Greek Real Estate in 2026: Shifting Growth Leaders and New Rules for Investors

The Greek real estate market enters 2026 at a stage of maturity. The era of "easy entry" via the cheap "Golden Visa" is over, giving way to more calculated investments and the search for undervalued locations. We analyzed key indicators and trends to understand where the market is heading.

1. The "Golden Visa" 2.0 Effect

2025 became a turning point due to the increased entry threshold for the "Golden Visa" program. The division of the country into zones (€800,000 for Attica, Thessaloniki, Mykonos, and Santorini, and €400,000 for other regions) has redrawn the demand map.

  • Exodus from the Center: Investors have begun to massively consider "second-tier" locations — the suburbs of Piraeus, the western districts of Attica, and the Peloponnese, where the entry threshold remains accessible or exceptions exist (e.g., when converting commercial property to residential).
  • Demand for "Conversion": In Q4 2025, demand for industrial properties for redevelopment grew by 15%, as the preferential threshold of €250,000 remains applicable for them.

2. Market Status and Prices (Analytics: December 2025 — January 2026)
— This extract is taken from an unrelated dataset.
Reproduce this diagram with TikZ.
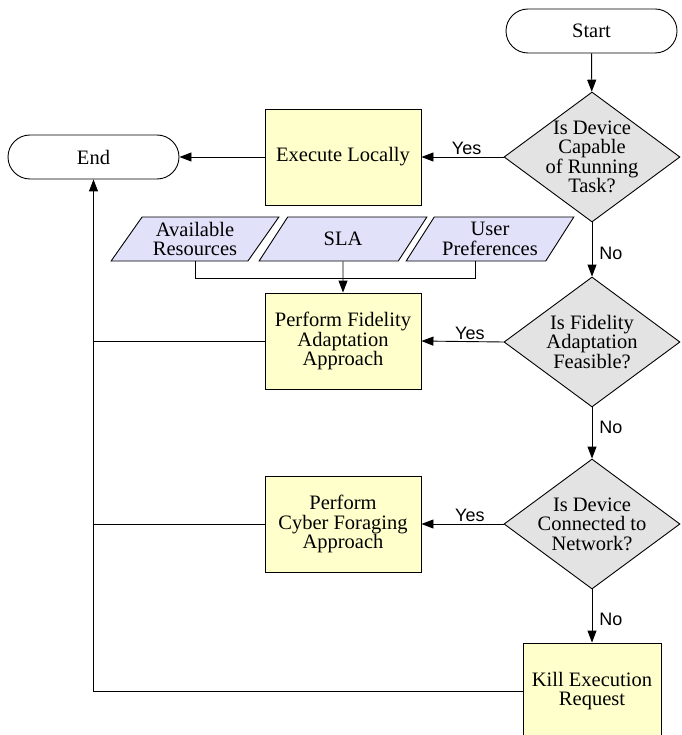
\documentclass[tikz,border=0pt]{standalone}
\usepackage{fontspec}
\setmainfont{Liberation Serif}
\newfontfamily\answerfont{Liberation Sans}
\usetikzlibrary{shapes.geometric,arrows.meta}

\definecolor{procfill}{HTML}{FFFFCC}
\definecolor{decfill}{HTML}{E3E3E3}
\definecolor{infill}{HTML}{E1E1F9}

\tikzset{
  terminal/.style={draw, rounded corners=22pt, minimum width=171pt, minimum height=44pt, inner sep=0pt},
  process/.style={draw, fill=procfill, minimum width=156pt, minimum height=96pt, align=center, inner sep=0pt},
  decision/.style={draw, diamond, fill=decfill, minimum width=176pt, minimum height=130pt, inner sep=-16pt, align=center},
  inputbox/.style={draw, trapezium, trapezium left angle=54, trapezium right angle=126, trapezium stretches=true,
    fill=infill, minimum width=168pt, minimum height=44pt, inner sep=0pt, align=center},
  flow/.style={-{Triangle[length=12pt,width=9pt]}},
  answer/.style={font=\answerfont\fontsize{18}{18}\selectfont, inner sep=1.5pt}
}

\begin{document}
\begin{tikzpicture}[x=1pt, y=-1pt, line width=0.9pt, font=\fontsize{20.5}{19.5}\selectfont]
    \useasboundingbox (0,0) rectangle (681,735);

    % terminals
    \node[terminal] (start) at (591.5,31) {Start};
    \node[terminal] (end) at (93.5,157) {End};

    % decisions on the right
    \node[decision] (capable) at (592,157) {Is Device\\Capable\\of Running\\Task?};
    \node[decision] (feasible) at (592,342) {Is Fidelity\\Adaptation\\Feasible?};
    \node[decision] (network) at (592,524) {Is Device\\Connected to\\Network?};

    % processes
    \node[process] (local) at (343,157) {Execute Locally};
    \node[process] (fidelity) at (343,341) {Perform Fidelity\\Adaptation\\Approach};
    \node[process] (foraging) at (343,524) {Perform\\Cyber Foraging\\Approach};
    \node[process, minimum width=138pt] (kill) at (592,691) {Kill Execution\\Request};

    % inputs of the fidelity adaptation
    \node[inputbox] (resources) at (195,239) {Available\\Resources};
    \node[inputbox] (sla) at (343,239) {SLA};
    \node[inputbox] (prefs) at (490,239) {User\\Preferences};
    \coordinate (merge) at (343,278);

    % main flow
    \draw[flow] (start) -- (capable);
    \draw[flow] (capable.west) -- node[answer, above, pos=0.45] {Yes} (local.east);
    \draw[flow] (local.west) -- (end.east);
    \draw[flow] (capable.south) -- node[answer, right, inner sep=7pt, pos=0.58] {No} (feasible.north);
    \draw[flow] (feasible.west) -- node[answer, above, pos=0.41] {Yes} (fidelity.east);
    \draw[flow] (feasible.south) -- node[answer, right, inner sep=7pt, pos=0.4] {No} (network.north);
    \draw[flow] (network.west) -- node[answer, above, pos=0.41] {Yes} (foraging.east);
    \draw[flow] (network.south) -- node[answer, right, inner sep=7pt, pos=0.56] {No} (kill.north);

    % inputs joined into the fidelity box
    \draw (resources.south) |- (prefs.bottom side |- merge) -- (prefs.bottom side);
    \draw[flow] (sla.south) -- (fidelity.north);

    % back to the end
    \draw[flow] (kill.west) -- (end.south |- kill.west) -- (end.south);
    \draw (fidelity.west) -- (end.south |- fidelity.west);
    \draw (foraging.west) -- (end.south |- foraging.west);
\end{tikzpicture}
\end{document}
Growth Leaders: This year, the absolute leader was Thessaloniki, where prices rose by 10-11% (higher than in Athens, where growth slowed to 5.5%). This is due to the completion of key metro construction stages, the development of the logistics hub, and the initially lower price per square meter compared to the capital.

Supply Deficit: The construction sector cannot keep up with demand. The gap between housing units completed and market needs is approximately 5,000 units per year. This deficit supports high prices, even despite general economic stabilization in the Eurozone and rising mortgage rates.
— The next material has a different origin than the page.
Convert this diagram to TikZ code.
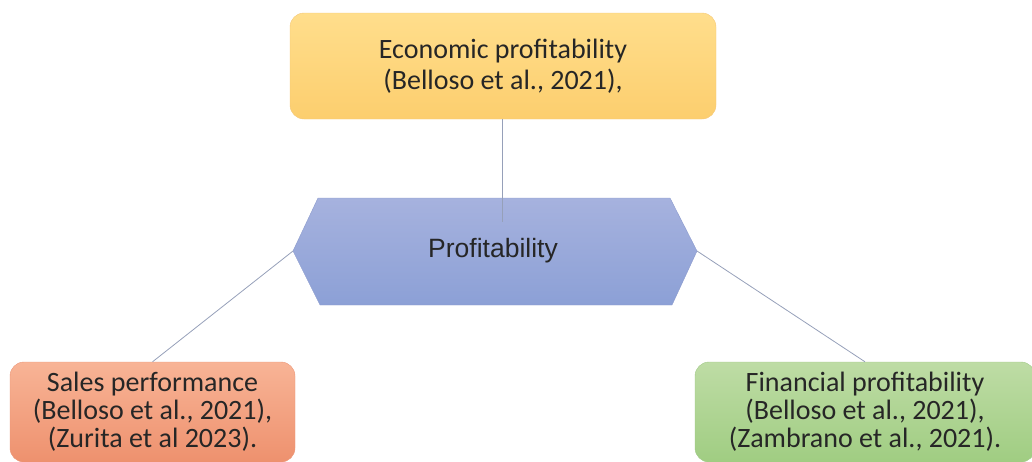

Yields: Average long-term rental yields across the country vary between 4.5–5.6%. However, niche segments show better results:

  • Student housing in Patras and Thessaloniki: up to 6.5%.
  • Small renovated apartments in the historic center of Athens (Plaka, Monastiraki): can generate up to 8.25% annually via short-term rentals, although competition here has reached its maximum.

3. Energy Efficiency as a New Driver

In 2026, the liquidity of a property directly depends on its energy efficiency class.
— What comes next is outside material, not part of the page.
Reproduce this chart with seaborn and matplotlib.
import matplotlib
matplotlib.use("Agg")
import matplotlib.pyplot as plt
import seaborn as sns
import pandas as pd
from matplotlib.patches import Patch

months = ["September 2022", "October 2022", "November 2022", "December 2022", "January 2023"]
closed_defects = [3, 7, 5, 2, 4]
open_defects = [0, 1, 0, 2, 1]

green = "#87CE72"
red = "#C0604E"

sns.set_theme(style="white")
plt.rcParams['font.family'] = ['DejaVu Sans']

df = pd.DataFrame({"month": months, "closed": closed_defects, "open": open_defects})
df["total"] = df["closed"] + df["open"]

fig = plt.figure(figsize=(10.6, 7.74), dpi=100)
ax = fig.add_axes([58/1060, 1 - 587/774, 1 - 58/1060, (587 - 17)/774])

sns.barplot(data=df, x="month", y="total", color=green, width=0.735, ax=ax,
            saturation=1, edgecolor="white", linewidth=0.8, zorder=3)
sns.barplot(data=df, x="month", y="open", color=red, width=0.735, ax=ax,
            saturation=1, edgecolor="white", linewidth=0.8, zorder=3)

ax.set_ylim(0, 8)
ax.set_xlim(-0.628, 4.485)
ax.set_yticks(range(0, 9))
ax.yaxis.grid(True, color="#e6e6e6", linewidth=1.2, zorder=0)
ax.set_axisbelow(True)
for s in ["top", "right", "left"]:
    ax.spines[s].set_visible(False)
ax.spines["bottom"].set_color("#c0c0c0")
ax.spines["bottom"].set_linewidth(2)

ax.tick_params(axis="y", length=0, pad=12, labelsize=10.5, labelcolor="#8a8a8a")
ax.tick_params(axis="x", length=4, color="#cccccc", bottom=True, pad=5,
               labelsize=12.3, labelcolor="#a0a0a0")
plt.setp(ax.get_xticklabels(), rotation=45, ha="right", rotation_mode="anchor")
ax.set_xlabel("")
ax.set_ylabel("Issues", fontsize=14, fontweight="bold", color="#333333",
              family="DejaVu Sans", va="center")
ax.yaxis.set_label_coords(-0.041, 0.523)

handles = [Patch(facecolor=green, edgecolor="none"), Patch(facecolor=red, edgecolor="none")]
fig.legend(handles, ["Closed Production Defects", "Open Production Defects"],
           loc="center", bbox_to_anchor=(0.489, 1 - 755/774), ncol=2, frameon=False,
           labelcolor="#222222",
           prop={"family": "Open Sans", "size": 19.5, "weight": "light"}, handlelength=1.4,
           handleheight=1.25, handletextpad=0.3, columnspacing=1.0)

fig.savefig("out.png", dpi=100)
  • Green Premium: Class A+ apartments sell for 12-15% more than older equivalents.
  • Renovation Costs: Buyers of secondary housing (built in the 1980s-90s) are budgeting an additional €600-800 per sq.m. for modernizing heating and insulation systems to comply with new EU standards.

4. Forecast for 2026

We expect price stabilization in the premium segment of South Athens (Athens Riviera), where values have already reached European peaks. At the same time, growth potential remains in:

  1. Piraeus: Driven by the expansion of the port and metro.
  2. Crete: The island demonstrates steady demand from Northern European retirees and digital nomads.
  3. Commercial Real Estate: Warehousing and logistics centers near ports.

Conclusion: The Greek market remains attractive, but the "buy anything, it will grow" strategy no longer works. 2026 will be a year of selective choice and professional asset management.